- TASK REQUIREMENTS
Answer with a single number, the count of lines holding the word "that".

[Source data]

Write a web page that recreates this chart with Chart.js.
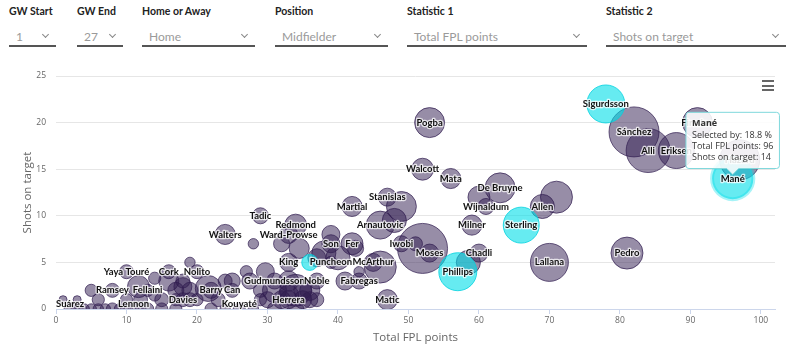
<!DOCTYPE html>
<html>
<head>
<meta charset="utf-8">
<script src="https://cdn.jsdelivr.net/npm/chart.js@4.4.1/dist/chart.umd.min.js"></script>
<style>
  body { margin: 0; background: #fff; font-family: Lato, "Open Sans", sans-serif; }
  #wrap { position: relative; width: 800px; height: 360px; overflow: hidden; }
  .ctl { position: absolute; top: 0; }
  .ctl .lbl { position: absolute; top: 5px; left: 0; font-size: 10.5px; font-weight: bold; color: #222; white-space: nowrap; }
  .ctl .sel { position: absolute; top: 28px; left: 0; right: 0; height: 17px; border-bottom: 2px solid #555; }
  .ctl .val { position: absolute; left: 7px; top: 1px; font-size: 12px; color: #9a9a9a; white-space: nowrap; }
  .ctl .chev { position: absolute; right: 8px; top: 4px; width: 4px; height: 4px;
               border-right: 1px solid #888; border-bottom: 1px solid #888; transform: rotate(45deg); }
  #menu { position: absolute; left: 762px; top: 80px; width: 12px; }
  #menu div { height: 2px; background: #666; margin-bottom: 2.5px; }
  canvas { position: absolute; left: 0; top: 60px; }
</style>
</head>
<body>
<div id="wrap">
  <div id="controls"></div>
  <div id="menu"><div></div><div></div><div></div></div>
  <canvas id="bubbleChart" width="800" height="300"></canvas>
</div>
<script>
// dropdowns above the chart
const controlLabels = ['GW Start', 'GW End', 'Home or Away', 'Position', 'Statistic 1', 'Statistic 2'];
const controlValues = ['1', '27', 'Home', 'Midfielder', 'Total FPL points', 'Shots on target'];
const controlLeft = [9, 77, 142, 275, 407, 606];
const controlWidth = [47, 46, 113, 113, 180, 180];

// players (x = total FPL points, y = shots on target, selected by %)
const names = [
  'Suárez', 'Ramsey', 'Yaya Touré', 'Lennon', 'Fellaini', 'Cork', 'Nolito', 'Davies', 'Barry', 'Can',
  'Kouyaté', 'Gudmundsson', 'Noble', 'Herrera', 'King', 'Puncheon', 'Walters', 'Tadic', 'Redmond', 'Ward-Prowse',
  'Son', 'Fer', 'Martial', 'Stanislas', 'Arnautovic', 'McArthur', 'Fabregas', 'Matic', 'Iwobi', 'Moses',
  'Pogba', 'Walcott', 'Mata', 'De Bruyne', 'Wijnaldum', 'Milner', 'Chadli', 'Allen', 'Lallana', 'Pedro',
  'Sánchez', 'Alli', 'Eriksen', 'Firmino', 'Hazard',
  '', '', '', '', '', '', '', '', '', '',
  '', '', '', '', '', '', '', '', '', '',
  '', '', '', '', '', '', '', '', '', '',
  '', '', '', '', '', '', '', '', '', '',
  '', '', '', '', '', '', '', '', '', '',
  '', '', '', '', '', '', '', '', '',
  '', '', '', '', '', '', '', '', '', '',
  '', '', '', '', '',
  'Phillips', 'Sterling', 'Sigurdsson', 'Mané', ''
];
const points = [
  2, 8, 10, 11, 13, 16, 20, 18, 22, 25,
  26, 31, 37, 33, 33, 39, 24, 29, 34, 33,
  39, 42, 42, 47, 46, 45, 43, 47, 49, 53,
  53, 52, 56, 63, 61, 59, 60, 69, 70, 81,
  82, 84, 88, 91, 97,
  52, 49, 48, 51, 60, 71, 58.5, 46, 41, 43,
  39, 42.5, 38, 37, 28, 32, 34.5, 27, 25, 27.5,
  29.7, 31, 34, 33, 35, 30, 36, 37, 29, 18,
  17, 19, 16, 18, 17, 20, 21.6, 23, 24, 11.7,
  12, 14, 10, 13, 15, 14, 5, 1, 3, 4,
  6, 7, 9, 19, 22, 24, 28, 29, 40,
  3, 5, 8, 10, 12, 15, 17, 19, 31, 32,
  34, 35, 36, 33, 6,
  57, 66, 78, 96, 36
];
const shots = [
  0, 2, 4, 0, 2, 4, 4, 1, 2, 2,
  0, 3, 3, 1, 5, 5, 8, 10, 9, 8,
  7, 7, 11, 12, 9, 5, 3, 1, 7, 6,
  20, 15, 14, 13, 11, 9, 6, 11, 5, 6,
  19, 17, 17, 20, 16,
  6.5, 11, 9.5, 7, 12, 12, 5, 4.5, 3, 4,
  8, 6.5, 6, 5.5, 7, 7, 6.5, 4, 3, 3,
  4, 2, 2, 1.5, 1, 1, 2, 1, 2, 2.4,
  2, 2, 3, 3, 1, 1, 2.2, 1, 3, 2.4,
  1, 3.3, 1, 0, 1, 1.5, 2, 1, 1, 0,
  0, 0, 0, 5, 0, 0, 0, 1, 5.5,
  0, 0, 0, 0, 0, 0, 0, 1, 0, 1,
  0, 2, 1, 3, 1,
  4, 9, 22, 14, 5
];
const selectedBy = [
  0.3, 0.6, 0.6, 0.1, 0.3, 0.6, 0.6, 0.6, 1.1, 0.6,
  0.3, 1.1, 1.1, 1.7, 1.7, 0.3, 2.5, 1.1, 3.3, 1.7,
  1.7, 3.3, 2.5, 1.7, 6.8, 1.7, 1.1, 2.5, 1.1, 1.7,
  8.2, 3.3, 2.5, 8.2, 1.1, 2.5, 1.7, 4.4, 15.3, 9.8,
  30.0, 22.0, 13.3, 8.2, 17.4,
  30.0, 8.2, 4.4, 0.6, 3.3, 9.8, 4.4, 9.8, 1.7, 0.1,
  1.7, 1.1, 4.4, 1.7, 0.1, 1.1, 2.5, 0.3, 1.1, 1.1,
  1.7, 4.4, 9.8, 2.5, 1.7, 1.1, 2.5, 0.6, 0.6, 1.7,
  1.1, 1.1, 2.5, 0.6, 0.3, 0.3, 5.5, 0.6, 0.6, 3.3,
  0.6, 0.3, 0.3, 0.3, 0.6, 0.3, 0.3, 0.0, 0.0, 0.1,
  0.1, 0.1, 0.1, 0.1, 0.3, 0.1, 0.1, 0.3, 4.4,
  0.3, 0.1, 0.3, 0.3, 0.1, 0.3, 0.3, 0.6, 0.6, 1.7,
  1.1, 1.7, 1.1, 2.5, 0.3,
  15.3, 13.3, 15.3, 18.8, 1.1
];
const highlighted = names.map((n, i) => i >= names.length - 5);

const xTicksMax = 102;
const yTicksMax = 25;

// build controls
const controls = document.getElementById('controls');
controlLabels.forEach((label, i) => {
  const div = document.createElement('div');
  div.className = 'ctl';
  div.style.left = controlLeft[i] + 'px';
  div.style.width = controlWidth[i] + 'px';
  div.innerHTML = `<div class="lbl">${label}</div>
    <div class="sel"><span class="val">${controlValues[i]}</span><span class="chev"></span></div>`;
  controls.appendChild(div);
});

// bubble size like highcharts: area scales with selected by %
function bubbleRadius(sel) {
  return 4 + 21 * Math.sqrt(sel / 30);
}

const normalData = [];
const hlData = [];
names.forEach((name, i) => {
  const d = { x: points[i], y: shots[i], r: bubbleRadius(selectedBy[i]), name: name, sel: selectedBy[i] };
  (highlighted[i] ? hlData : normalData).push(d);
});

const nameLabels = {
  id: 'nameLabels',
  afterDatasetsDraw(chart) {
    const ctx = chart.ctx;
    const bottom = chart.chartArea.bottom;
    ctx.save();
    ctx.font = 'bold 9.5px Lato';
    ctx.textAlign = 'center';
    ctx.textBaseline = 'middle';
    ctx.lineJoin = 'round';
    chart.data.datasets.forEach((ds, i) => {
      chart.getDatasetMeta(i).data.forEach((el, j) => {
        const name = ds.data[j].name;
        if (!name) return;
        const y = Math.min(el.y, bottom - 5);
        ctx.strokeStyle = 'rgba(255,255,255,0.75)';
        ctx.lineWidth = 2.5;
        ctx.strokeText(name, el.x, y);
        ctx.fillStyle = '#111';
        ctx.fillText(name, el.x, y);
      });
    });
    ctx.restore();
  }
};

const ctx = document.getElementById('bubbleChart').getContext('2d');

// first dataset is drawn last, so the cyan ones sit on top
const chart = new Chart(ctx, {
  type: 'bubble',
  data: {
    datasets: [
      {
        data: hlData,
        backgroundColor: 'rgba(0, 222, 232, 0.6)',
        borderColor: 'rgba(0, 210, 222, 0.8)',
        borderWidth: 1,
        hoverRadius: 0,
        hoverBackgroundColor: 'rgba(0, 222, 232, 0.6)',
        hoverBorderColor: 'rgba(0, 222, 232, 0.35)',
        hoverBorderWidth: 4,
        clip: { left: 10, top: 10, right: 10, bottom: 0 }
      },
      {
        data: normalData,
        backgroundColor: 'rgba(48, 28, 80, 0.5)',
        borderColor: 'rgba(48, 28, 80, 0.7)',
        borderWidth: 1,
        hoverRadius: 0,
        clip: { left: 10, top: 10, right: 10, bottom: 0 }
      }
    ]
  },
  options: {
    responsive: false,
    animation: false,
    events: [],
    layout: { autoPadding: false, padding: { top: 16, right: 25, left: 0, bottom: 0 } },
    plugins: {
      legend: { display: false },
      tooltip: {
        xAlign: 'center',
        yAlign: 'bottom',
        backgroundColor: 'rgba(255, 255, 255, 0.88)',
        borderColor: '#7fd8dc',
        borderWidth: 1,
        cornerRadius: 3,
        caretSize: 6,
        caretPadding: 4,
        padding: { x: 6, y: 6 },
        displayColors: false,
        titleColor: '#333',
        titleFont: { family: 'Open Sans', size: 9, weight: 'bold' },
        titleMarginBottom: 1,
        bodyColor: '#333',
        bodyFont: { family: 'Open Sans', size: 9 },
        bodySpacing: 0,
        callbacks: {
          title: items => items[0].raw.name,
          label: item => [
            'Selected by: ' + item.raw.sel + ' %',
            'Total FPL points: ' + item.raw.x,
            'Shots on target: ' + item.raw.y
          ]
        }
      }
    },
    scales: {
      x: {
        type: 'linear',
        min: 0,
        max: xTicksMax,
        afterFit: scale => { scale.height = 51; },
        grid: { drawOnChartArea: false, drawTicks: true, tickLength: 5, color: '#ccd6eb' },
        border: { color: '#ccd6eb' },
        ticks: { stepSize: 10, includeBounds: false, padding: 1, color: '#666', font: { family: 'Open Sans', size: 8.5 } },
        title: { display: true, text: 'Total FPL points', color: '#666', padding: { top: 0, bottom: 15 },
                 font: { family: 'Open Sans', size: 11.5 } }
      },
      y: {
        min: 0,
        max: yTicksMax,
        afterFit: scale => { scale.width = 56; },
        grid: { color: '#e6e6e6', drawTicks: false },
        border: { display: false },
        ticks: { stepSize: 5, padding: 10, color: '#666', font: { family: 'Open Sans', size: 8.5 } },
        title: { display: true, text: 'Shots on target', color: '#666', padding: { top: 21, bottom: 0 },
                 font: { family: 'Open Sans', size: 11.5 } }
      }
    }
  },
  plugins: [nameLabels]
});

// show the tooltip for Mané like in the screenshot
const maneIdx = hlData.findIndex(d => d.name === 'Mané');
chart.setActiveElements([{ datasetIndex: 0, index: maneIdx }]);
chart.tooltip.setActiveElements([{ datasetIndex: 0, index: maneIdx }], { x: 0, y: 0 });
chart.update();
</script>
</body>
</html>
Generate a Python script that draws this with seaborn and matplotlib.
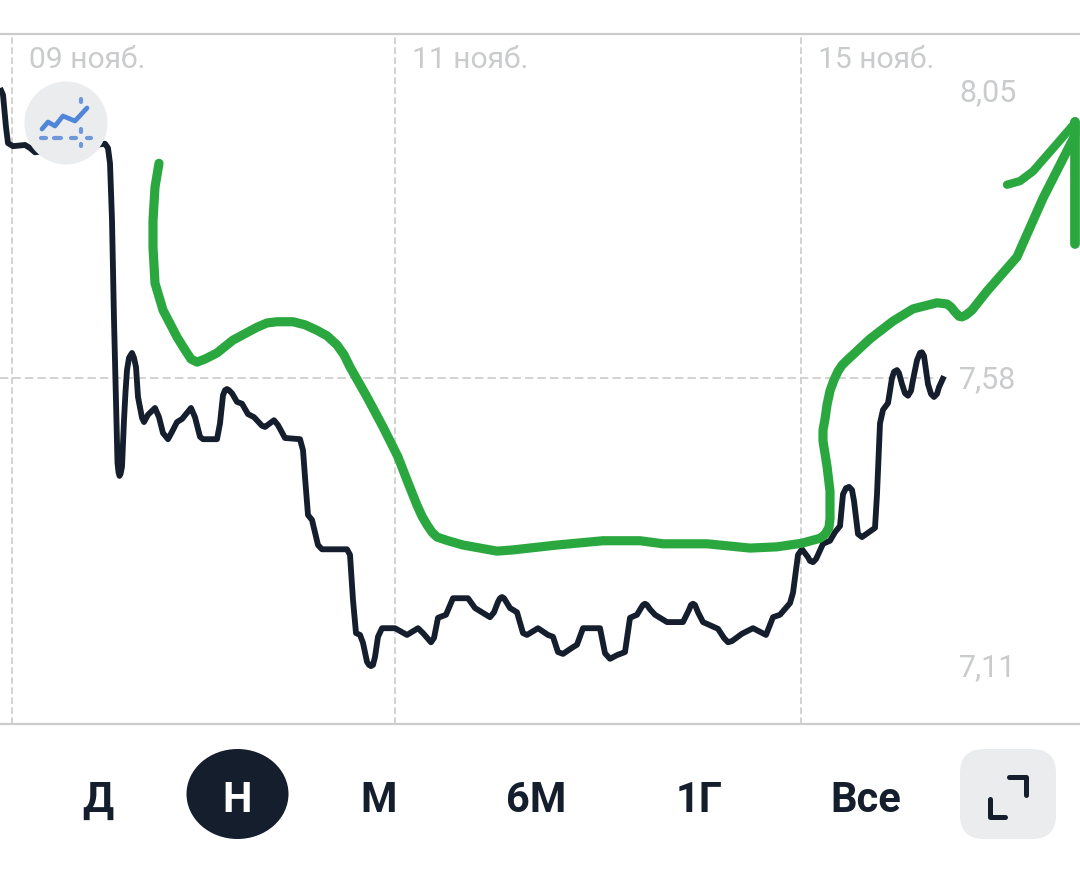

- SOLUTION TO THE EXERCISE
2